The complaint alleges Dann smashed Pena's radio and a television set, to prevent her from listening to Spanish language programs that would, quote "put ideas in her head."  Investigators say Dann told Pena: "When you come to the United States, you must suffer."  "They may not be physically restrained, but they're told, 'You're here illegally,'" says Special Agent Walsh. "They may not speak the language, they're told 'If you cause problems or try to get away, I'll report you to immigration and they'll put you in jail.'"  Investigators say Dann even rationed Pena's food, weighing the meat she purchased and hiding fruit from Pena. Neighbors say Pena often appeared daily in the same clothes.

Connecticut Man Sentenced to 360 Months in Prison for Leading Brutal Sex Trafficking Ring That Victimized U.S. Citizens

U.S. Department of Justice, Washington, October 14, 2008 – Press Release 08-920

www.justice.gov/opa/pr/2008/October/08-crt-920.html

[accessed 9 January 2011]

Evidence presented at trial demonstrated that Paris operated a prostitution scheme in the Hartford, Conn., area in which he exploited young, uneducated girls from troubled backgrounds and forced them to perform commercial sex acts for his financial benefit. The evidence demonstrated that Paris used a combination of deception, fraud, coercion, brutal rapes, threats of arrest, physical violence and manipulation of addictive drugs to maintain control over his victims.

The evidence established that Paris "purchased" two of the victims from a co-defendant, Brian Forbes, who previously pleaded guilty to five counts of sex trafficking and was sentenced to 13 years in prison for his role in recruiting and exploiting minors and vulnerable young women into prostitution, as well as using beatings, rapes, drug withdrawal, threats and unlawful restraint, to compel them to perform commercial sex acts. - htcp

LAGON: Modern-day slavery

Ambassador Mark P. Lagon, Director of the State Department's Office to Monitor and Combat Trafficking in Persons, The Washington Times, October 6, 2008

www.washingtontimes.com/news/2008/oct/06/modern-day-slavery/?page=1

[accessed 9 January 2011]

A millionaire perfume maker in Islip, N.Y. was convicted and sentenced to 11 years imprisonment for committing a crime - human trafficking - that most people had never heard of just five years ago. That crime is the modern-day equivalent of slavery. In this case, the victims were two Indonesian women who were beaten, starved and never allowed out of the mansion where they worked as domestic servants.

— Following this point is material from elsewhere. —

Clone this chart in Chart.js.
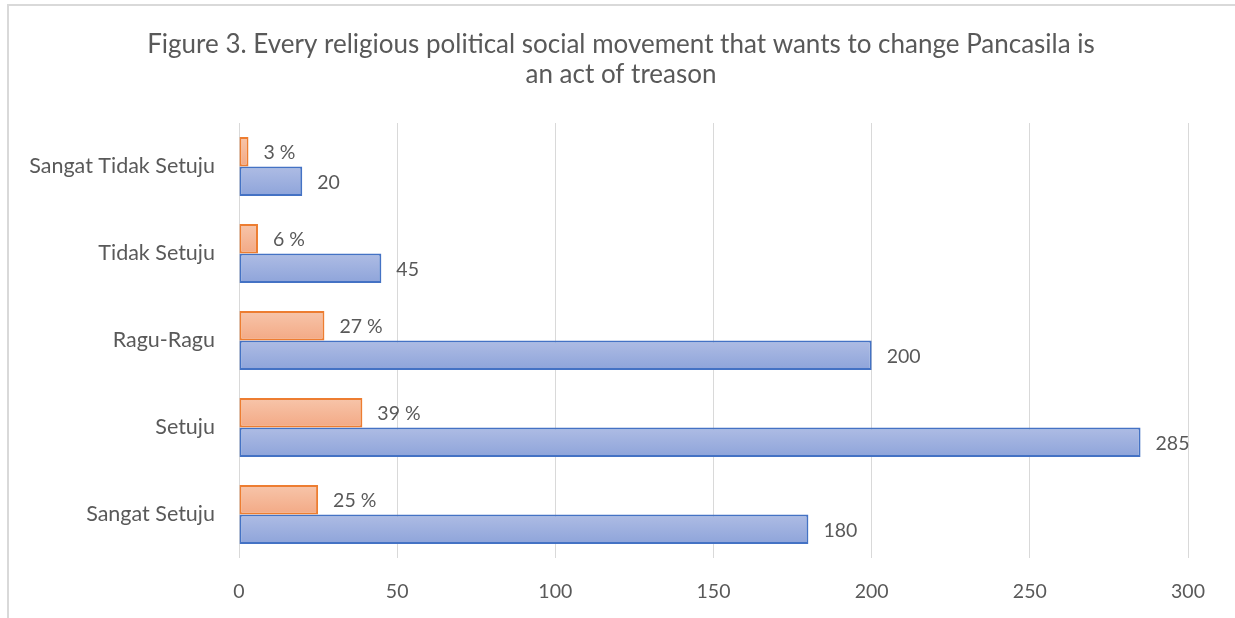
<!DOCTYPE html>
<html><head><meta charset="utf-8">
<script src="https://cdn.jsdelivr.net/npm/chart.js@4/dist/chart.umd.min.js"></script>
<style>
html,body{margin:0;padding:0;background:#fff;}
#wrap{position:relative;width:1235px;height:618px;}
#frame{position:absolute;left:7px;top:4px;width:1240px;height:620px;border-left:2px solid #d9d9d9;border-top:2px solid #d9d9d9;box-sizing:border-box;}
canvas{position:absolute;left:0;top:0;}
</style></head>
<body><div id="wrap"><div id="frame"></div><canvas id="c" width="1235" height="618"></canvas></div>
<script>
const categories = ["Sangat Tidak Setuju","Tidak Setuju","Ragu-Ragu","Setuju","Sangat Setuju"];
const percentValues = [3, 6, 27, 39, 25];
const countValues = [20, 45, 200, 285, 180];
const xTicks = [0, 50, 100, 150, 200, 250, 300];
const titleLines = ["Figure 3. Every religious political social movement that wants to change Pancasila is","an act of treason"];

const FONT = "Lato, 'Open Sans', sans-serif";
const GRAY = "#595959";
const CAT_PCT = 0.68;

function barGradient(ctx, which, top, bottom) {
  const chart = ctx.chart;
  const area = chart.chartArea;
  if (!area) return which === 0 ? "#f5b897" : "#a0b2e0";
  const ys = chart.scales.y;
  const c = ys.getPixelForValue(ctx.dataIndex);
  const catH = (area.bottom - area.top) / categories.length;
  const h = catH * CAT_PCT / 2;
  const y0 = which === 0 ? c - h : c;
  const y1 = which === 0 ? c : c + h;
  const g = chart.ctx.createLinearGradient(0, y0, 0, y1);
  g.addColorStop(0, top);
  g.addColorStop(1, bottom);
  return g;
}

const titlePlugin = {
  id: "twoLineTitle",
  afterDraw(chart) {
    const ctx = chart.ctx;
    ctx.save();
    ctx.font = "26px " + FONT;
    ctx.fillStyle = GRAY;
    ctx.textAlign = "center";
    ctx.textBaseline = "middle";
    titleLines.forEach((t, i) => ctx.fillText(t, 621, 45 + i * 30));
    ctx.restore();
  }
};

const labelPlugin = {
  id: "valLabels",
  afterDatasetsDraw(chart) {
    const ctx = chart.ctx;
    ctx.save();
    ctx.font = "19.5px " + FONT;
    ctx.fillStyle = GRAY;
    ctx.textBaseline = "middle";
    ctx.textAlign = "left";
    chart.data.datasets.forEach((ds, di) => {
      const meta = chart.getDatasetMeta(di);
      meta.data.forEach((bar, i) => {
        const v = ds.data[i];
        const txt = di === 0 ? v + " %" : String(v);
        ctx.fillText(txt, bar.x + 15, bar.y + 1);
      });
    });
    ctx.restore();
  }
};

new Chart(document.getElementById("c"), {
  type: "bar",
  data: {
    labels: categories,
    datasets: [
      {
        label: "Persen",
        data: percentValues,
        backgroundColor: (ctx) => barGradient(ctx, 0, "#f7c5aa", "#f3a985"),
        borderColor: "#ed7d31",
        borderWidth: 2,
        borderSkipped: false,
        categoryPercentage: CAT_PCT,
        barPercentage: 1
      },
      {
        label: "Jumlah",
        data: countValues,
        backgroundColor: (ctx) => barGradient(ctx, 1, "#aebce4", "#8ea4da"),
        borderColor: "#4472c4",
        borderWidth: 2,
        borderSkipped: false,
        categoryPercentage: CAT_PCT,
        barPercentage: 1
      }
    ]
  },
  options: {
    indexAxis: "y",
    responsive: false,
    animation: false,
    devicePixelRatio: 1,
    layout: { padding: { left: 0, right: 47, top: 123, bottom: 0 } },
    plugins: {
      legend: { display: false },
      tooltip: { enabled: false },
      title: { display: false }
    },
    scales: {
      x: {
        min: 0, max: 300,
        afterBuildTicks(scale) { scale.ticks = xTicks.map(v => ({ value: v })); },
        afterFit(scale) { scale.height = 60; },
        grid: { color: "#d9d9d9", lineWidth: 1, drawTicks: false },
        border: { display: false },
        ticks: { color: GRAY, font: { family: FONT, size: 19.5 }, padding: 22 }
      },
      y: {
        afterFit(scale) { scale.width = 239; },
        grid: { display: false, drawTicks: false },
        border: { display: false },
        ticks: { color: GRAY, font: { family: FONT, size: 21.5 }, padding: 24 }
      }
    }
  },
  plugins: [labelPlugin, titlePlugin]
});
</script></body></html>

Imprisoned in the American Nightmare

Ronnie Garrett, OFFICER.com, September 2008

www.officer.com/print/Law-Enforcement-Technology/Imprisoned-in-the-American-Nightmare/1$43295

[accessed 9 January 2011]

www.highbeam.com/doc/1G1-186284529.html

[accessed 9 January 2011]

Like many before her, she immigrated to the United States filled with promise that she too would be part of the American dream.  "When I arrived into the United States, I was happy," she recalls. "I think I'm coming to make friends, to have a good life and to make money."

But her dreams vanished as she found herself living a nightmare — trapped in a house all day, barred from speaking to anyone, and expected to work grueling hours until she collapsed into bed at night.  "When I'd complain, they'd threaten me … and I feel so sad … because when I was in my own country I used to work, I made friends," she says. "Now I come here, I'm locked in the house, not talking to anyone, not going anywhere …"

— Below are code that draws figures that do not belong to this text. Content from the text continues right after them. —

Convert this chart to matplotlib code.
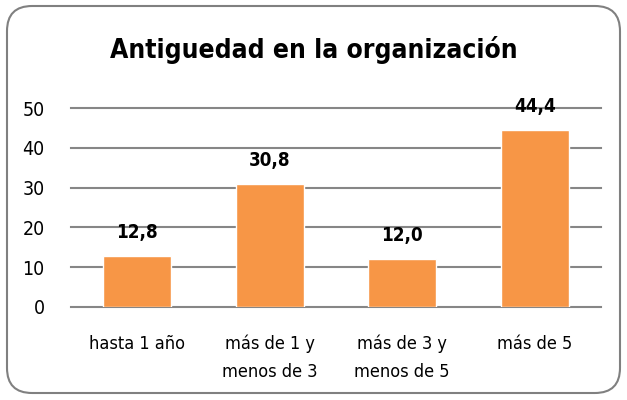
import matplotlib.pyplot as plt
from matplotlib.patches import FancyBboxPatch

categorias = ["hasta 1 año", "más de 1 y\nmenos de 3", "más de 3 y\nmenos de 5", "más de 5"]
valores = [12.8, 30.8, 12.0, 44.4]
etiquetas = ["12,8", "30,8", "12,0", "44,4"]
yticks = [0, 10, 20, 30, 40, 50]

plt.rcParams['font.family'] = ['DejaVu Sans']
plt.rcParams['font.stretch'] = 'condensed'

W, H = 627, 400
fig = plt.figure(figsize=(W / 100, H / 100), dpi=100)
ax = fig.add_axes([71 / W, 1 - 307 / H, 530 / W, 199 / H])

x = list(range(len(categorias)))
ax.bar(x, valores, width=0.51, color="#F79646", edgecolor="white", linewidth=1, zorder=3)
for xi, v, t in zip(x, valores, etiquetas):
    ax.annotate(t, (xi, v), xytext=(0, 17), textcoords="offset points",
                ha="center", va="center", fontsize=13.5, fontweight="bold", zorder=4)

ax.set_xlim(-0.5, 3.5)
ax.set_ylim(0, 50)
ax.set_yticks(yticks)
ax.set_xticks(x)
ax.set_xticklabels(categorias, fontsize=13, linespacing=1.7, va="top")
ax.tick_params(axis="x", length=0, pad=20)
ax.tick_params(axis="y", length=0, pad=19, labelsize=14)
ax.yaxis.grid(True, color="#868686", linewidth=1.5, zorder=0)
for gl in ax.get_ygridlines():
    gl.set_clip_on(False)
for s in ax.spines.values():
    s.set_visible(False)

fig.text(0.5, 1 - 50 / H, "Antiguedad en la organización", ha="center", va="center",
         fontsize=19, fontweight="bold")

borde = FancyBboxPatch((7 / W, 7 / H), 613 / W, 387 / H,
                       boxstyle="round,pad=0,rounding_size=0.04",
                       mutation_aspect=W / H, transform=fig.transFigure,
                       facecolor="none", edgecolor="#808080", linewidth=1.5)
fig.patches.append(borde)

fig.savefig("out.png", dpi=100)
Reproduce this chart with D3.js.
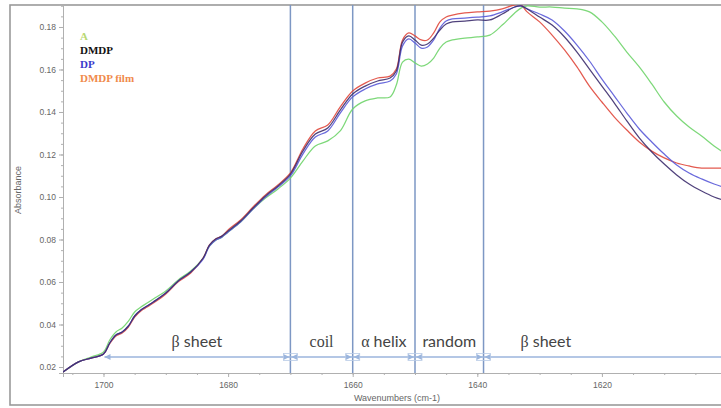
<!DOCTYPE html>
<html><head><meta charset="utf-8">
<script src="https://cdn.jsdelivr.net/npm/d3@7"></script>
<style>html,body{margin:0;padding:0;background:#fff;overflow:hidden}</style>
</head><body>
<svg id="c" width="721" height="408"></svg>
<script>
const wavenumbers = [1706.5,1704,1702,1700,1699,1698,1697,1696,1695,1694,1693,1692,1690,1688,1686,1684,1683,1682,1681,1680,1678,1676,1674,1672,1670,1668,1666,1664,1662,1660,1658,1656,1654,1653,1652,1651,1650,1649,1648,1647,1646,1645,1644,1642,1640,1638,1636,1634,1633,1632,1630,1628,1626,1624,1622,1620,1618,1616,1614,1612,1610,1608,1606,1604,1602,1600];
const seriesA = [.0176,.0224,.0247,.0271,.0327,.0365,.0384,.0416,.0459,.0482,.0501,.0520,.0558,.0610,.0652,.0713,.0769,.0797,.0811,.0835,.0882,.0943,.0995,.1038,.1089,.1169,.1240,.1264,.1311,.1414,.1452,.1466,.1471,.1527,.1635,.1649,.1631,.1616,.1626,.1654,.1701,.1729,.1739,.1748,.1753,.1762,.1809,.1866,.1889,.1899,.1894,.1894,.1889,.1885,.1871,.1824,.1758,.1682,.1612,.1532,.1447,.1381,.1329,.1287,.1240,.1202];
const seriesDMDP = [.0176,.0224,.0242,.0261,.0313,.0351,.0365,.0393,.0440,.0468,.0487,.0506,.0548,.0605,.0647,.0713,.0774,.0802,.0816,.0840,.0887,.0948,.1005,.1052,.1108,.1216,.1296,.1325,.1409,.1485,.1522,.1546,.1560,.1593,.1729,.1758,.1739,.1715,.1720,.1748,.1786,.1814,.1824,.1828,.1833,.1833,.1861,.1894,.1899,.1885,.1847,.1809,.1753,.1682,.1602,.1522,.1442,.1358,.1278,.1212,.1155,.1104,.1061,.1028,.1000,.0981];
const seriesDP = [.0176,.0224,.0242,.0261,.0313,.0351,.0365,.0393,.0440,.0468,.0487,.0506,.0548,.0605,.0647,.0708,.0769,.0797,.0811,.0835,.0882,.0943,.1000,.1047,.1099,.1202,.1282,.1311,.1395,.1471,.1508,.1532,.1546,.1579,.1711,.1744,.1725,.1701,.1706,.1739,.1795,.1828,.1838,.1842,.1847,.1852,.1871,.1894,.1899,.1885,.1861,.1833,.1781,.1715,.1640,.1555,.1475,.1395,.1320,.1259,.1202,.1151,.1113,.1085,.1061,.1042];
const seriesFilm = [.0176,.0224,.0242,.0261,.0310,.0346,.0360,.0388,.0435,.0464,.0482,.0501,.0544,.0601,.0642,.0713,.0774,.0802,.0816,.0845,.0892,.0953,.1010,.1057,.1113,.1226,.1311,.1339,.1424,.1499,.1536,.1560,.1569,.1602,.1739,.1772,.1758,.1739,.1739,.1772,.1824,.1847,.1856,.1866,.1871,.1875,.1885,.1904,.1904,.1871,.1824,.1762,.1692,.1612,.1522,.1447,.1376,.1315,.1259,.1216,.1184,.1160,.1146,.1136,.1136,.1136];
const seriesNames = ["A","DMDP","DP","DMDP film"];
const xTicks = [1700,1680,1660,1640,1620];
const yTicks = [0.02,0.04,0.06,0.08,0.10,0.12,0.14,0.16,0.18];
const boundaries = [1670,1660,1650,1639];
const regionLabels = [
  {from:1700,to:1670,parts:[["β","serif"],[" sheet","sans"]]},
  {from:1670,to:1660,parts:[["coil","serif"]]},
  {from:1660,to:1650,parts:[["α","serif"],[" helix","sans"]]},
  {from:1650,to:1639,parts:[["random","sans"]]},
  {from:1639,to:1619,parts:[["β","serif"],[" sheet","sans"]]}
];

const lineColors = ["#6fd46a","#3d2e6e","#5a5ad8","#e0483c"];
const legendColors = ["#b9d873","#111111","#3b3bcc","#f08a4b"];
const allSeries = [seriesA, seriesDMDP, seriesDP, seriesFilm];

const svg = d3.select("#c");
const L = 63, R = 730, T = 5, B = 373;
const x = d3.scaleLinear().domain([1706.5, 1599.44]).range([L, R]);
const y = d3.scaleLinear().domain([0.01718, 0.19035]).range([B, T]);

svg.append("defs").append("clipPath").attr("id","clip")
  .append("rect").attr("x",L).attr("y",T).attr("width",R-L).attr("height",B-T);

// outer frame
svg.append("rect").attr("x",10).attr("y",5).attr("width",760).attr("height",400)
  .attr("fill","none").attr("stroke","#9a9a9a").attr("stroke-width",1.6);

// axes
const gx = svg.append("g").attr("transform",`translate(0,${B})`);
gx.call(d3.axisBottom(x).tickValues(d3.range(1705,1599,-5)).tickSize(2).tickFormat(""));
gx.call(g=>g.append("g").call(d3.axisBottom(x).tickValues(xTicks).tickSize(4).tickFormat(d3.format("d"))));
gx.selectAll("path.domain").attr("stroke","#b0b0b0");
gx.selectAll("line").attr("stroke","#b0b0b0");
gx.selectAll("text").attr("fill","#666").attr("font-family","Liberation Sans, Arial").attr("font-size",8.5).attr("dy","0.9em");

const gy = svg.append("g").attr("transform",`translate(${L},0)`);
gy.call(d3.axisLeft(y).tickValues(d3.range(0.02,0.1901,0.005)).tickSize(2).tickFormat(""));
gy.call(g=>g.append("g").call(d3.axisLeft(y).tickValues(yTicks).tickSize(4).tickFormat(d3.format(".2f"))));
gy.selectAll("path.domain").attr("stroke","#b0b0b0");
gy.selectAll("line").attr("stroke","#b0b0b0");
gy.selectAll("text").attr("fill","#666").attr("font-family","Liberation Sans, Arial").attr("font-size",8.5);

// axis titles
svg.append("text").attr("x",397).attr("y",401).attr("text-anchor","middle")
  .attr("font-family","Liberation Sans, Arial").attr("font-size",9).attr("fill","#666")
  .text("Wavenumbers (cm-1)");
svg.append("text").attr("transform","translate(21,190) rotate(-90)").attr("text-anchor","middle")
  .attr("font-family","Liberation Sans, Arial").attr("font-size",9).attr("fill","#666")
  .text("Absorbance");

const plot = svg.append("g").attr("clip-path","url(#clip)");

// region boundaries
plot.selectAll("line.b").data(boundaries).join("line")
  .attr("x1",d=>x(d)).attr("x2",d=>x(d)).attr("y1",T).attr("y2",B)
  .attr("stroke","#7d97c4").attr("stroke-width",1.5);

// arrow line
const arrowY = 357;
plot.append("line").attr("x1",x(1700)+1).attr("x2",R).attr("y1",arrowY).attr("y2",arrowY)
  .attr("stroke","#9bb5dd").attr("stroke-width",1.3);
function tri(px, dir){
  const len=6, h=3;
  return `M${px},${arrowY} L${px-dir*len},${arrowY-h} L${px-dir*len},${arrowY+h} Z`;
}
plot.append("path").attr("d",tri(x(1700)+1,-1)).attr("fill","#9bb5dd");
boundaries.forEach(b=>{
  plot.append("path").attr("d",tri(x(b)-1,1)).attr("fill","#9bb5dd");
  plot.append("path").attr("d",tri(x(b)+1,-1)).attr("fill","#9bb5dd");
  plot.append("rect").attr("x",x(b)-7).attr("y",arrowY-3.5).attr("width",14).attr("height",7)
    .attr("fill","none").attr("stroke","#b9cbe6").attr("stroke-width",0.8);
});

// region labels
regionLabels.forEach(r=>{
  const t = svg.append("text").attr("x",(x(r.from)+x(r.to))/2).attr("y",347)
    .attr("text-anchor","middle").attr("font-size",16).attr("fill","#444");
  r.parts.forEach(p=>{
    t.append("tspan").attr("font-family", p[1]==="serif" ? "Liberation Serif, serif" : "Lato, 'Open Sans', sans-serif")
      .text(p[0]);
  });
});

// lines
const line = d3.line().x((d,i)=>x(wavenumbers[i])).y(d=>y(d)).curve(d3.curveCatmullRom.alpha(0.5));
const order = [0,3,2,1];
order.forEach(k=>{
  plot.append("path").datum(allSeries[k]).attr("d",line)
    .attr("fill","none").attr("stroke",lineColors[k]).attr("stroke-width",1.25)
    .attr("stroke-opacity",0.9).attr("stroke-linejoin","round");
});

// legend
const lg = svg.append("g");
seriesNames.forEach((n,i)=>{
  lg.append("text").attr("x",80).attr("y",40+i*14)
    .attr("font-family","Liberation Serif, serif").attr("font-weight","bold").attr("font-size",11)
    .attr("fill",legendColors[i]).text(n);
});
</script>
</body></html>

Human trafficking victim speaks out in Aiken

NBC News, Augusta,-September-15-2008

www.nbcaugusta.com/news/southcarolina/28434359.html

[access date unavailable]

advance.uconn.edu/2006/061113/06111305.htm

[accessed 24 February 2018]

Micheline Slattery talked about how at just five she was forced into slavery in her native Haiti.  At 14, she was sold for $2,500 and brought to the United States.  Slattery described how she was forced to do housework and essentially serve as an unpaid nanny.

"It is really tough when you have been programmed to believe you are worthless," she said. "I was like, there had to be something different, something better than what I was living. I decided I wasn't going to stay there anymore and ran away."  Now Slattery is a nurse and when she can, she tells her story.  "I want the world to know that slavery is not history, it still exists," she said.

Brothers Plead Guilty to Enslaving Farmworkers in Florida, Co-defendants Plead Guilty to Related Felonies

U.S. Department of Justice, Washington, September 3, 2008 – Press Release 08-770

www.justice.gov/opa/pr/2008/September/08-crt-770.html

[accessed 9 January 2011]

All five defendants pleaded guilty to harboring undocumented foreign nationals for private financial gain and identify theft. In addition, Cesar and Geovanni Navarrete pleaded guilty to beating, threatening, restraining and locking workers in trucks to force them to work for them as agricultural laborers. Cesar Navarrete also pleaded guilty to re-entering the U.S. after being convicted of a felony and deported, and Ismael Navarrete also pleaded guilty to document fraud. Cesar and Geovanni Navarrete face up to 35 and 25 years in prison, respectively. The other defendants face a range of 10-25 years in prison. Sentencing is scheduled for various dates in September and December 2008.

The defendants were accused of paying the workers minimal wages, driving them into debt, while simultaneously threatening physical harm if the workers left their employment before their debts had been repaid to the family.